Press Release

Lawsuit Filed Demanding USDA Respond to Petition Seeking Aid for Abandoned Animals

The petition asserts animal relocation procedures must accompany USDA license revocation and termination proceedings


WASHINGTON, D.C. Today, the Animal Legal Defense Fund filed a lawsuit to require that the Animal and Plant Health Inspection Service (APHIS) at the U.S. Department of Agriculture (USDA) respond to its 2016 rulemaking petition, which urges the agency to establish procedures for relocating animals from facilities that do not comply with the Animal Welfare Act (AWA). The petition seeks to close a fatal gap in the AWA regulations, in which the USDA has prevented itself from relocating animals from facilities whose conditions are so dire that the USDA has sought to revoke or terminate their AWA licenses.

The USDA often issues damning inspection reports and enforcement actions against facilities that chronically flout AWA regulations but then refuses to remove barriers to removing and relocating the animals from the facilities, even in situations when animals are dying. Such was the case at a northeast Iowa roadside zoo, the Cricket Hollow Zoo, where hundreds of animals were kept in conditions so inhumane that the USDA initiated an enforcement action to fine the facility and revoke its AWA license. Throughout the proceedings the agency refused to seek animal relocation as a remedy, essentially committing to leave the animals in decrepit and unlawful conditions at the facility without any continuing USDA oversight. A USDA administrative law judge revoked Cricket Hollow’s AWA license in 2017 but did not require the animals to be moved to sanctuary — in fact, the USDA stated that the administrative law judge could not order relocation. The Animal Legal Defense Fund, refusing to abandon the remaining animals, brought an Iowa state court lawsuit, which resulted in the court finding Cricket Hollow Zoo to be a public nuisance that violated state cruelty laws and ordering the animals’ removal.

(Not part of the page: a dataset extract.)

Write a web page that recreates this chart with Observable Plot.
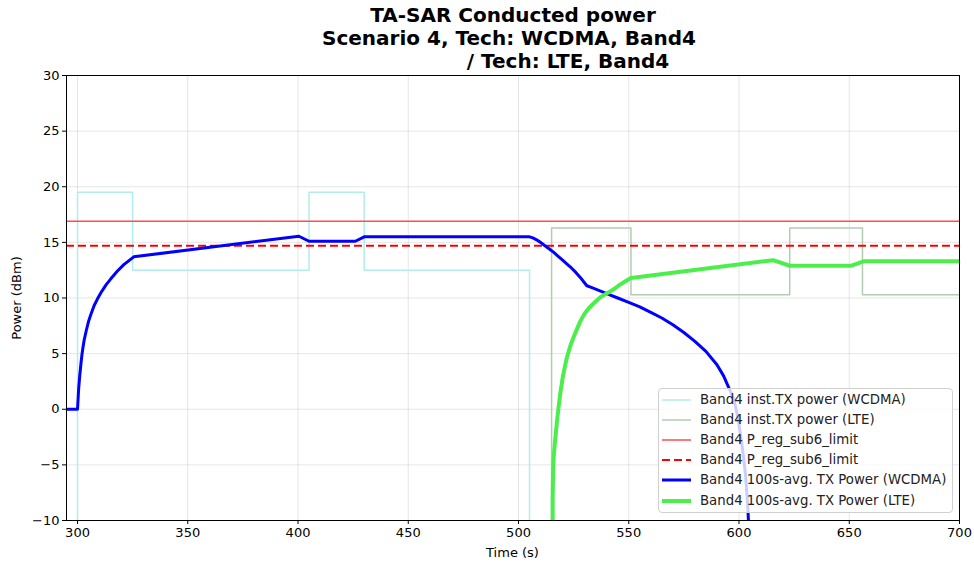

“The failure of the USDA to enforce the law and rehome animals it knows are suffering has led to a national crisis of serial ‘revoke and run’ cases, where animals are not receiving the full suite of protections they are afforded by law,” says Animal Legal Defense Fund Executive Director Stephen Wells. “The Animal Legal Defense Fund is urging the USDA to remedy this gap and end the cycle of suffering and impending death of animals left at facilities the agency itself has deemed incapable of providing minimum standards of care.”

The USDA’s flawed interpretation of the AWA contends the agency is prohibited from removing and relocating animals — even if they are suffering — during and after agency actions to revoke or terminate facilities’ AWA licenses. This interpretation is contrary to Congress’ purpose of ensuring humane animal care and treatment through the AWA.

The Administrative Procedure Act (APA) requires federal agencies to respond to all rulemaking petitions within a “reasonable” period of time. The USDA has violated this provision by failing to provide the Animal Legal Defense Fund with any substantive response in over five years.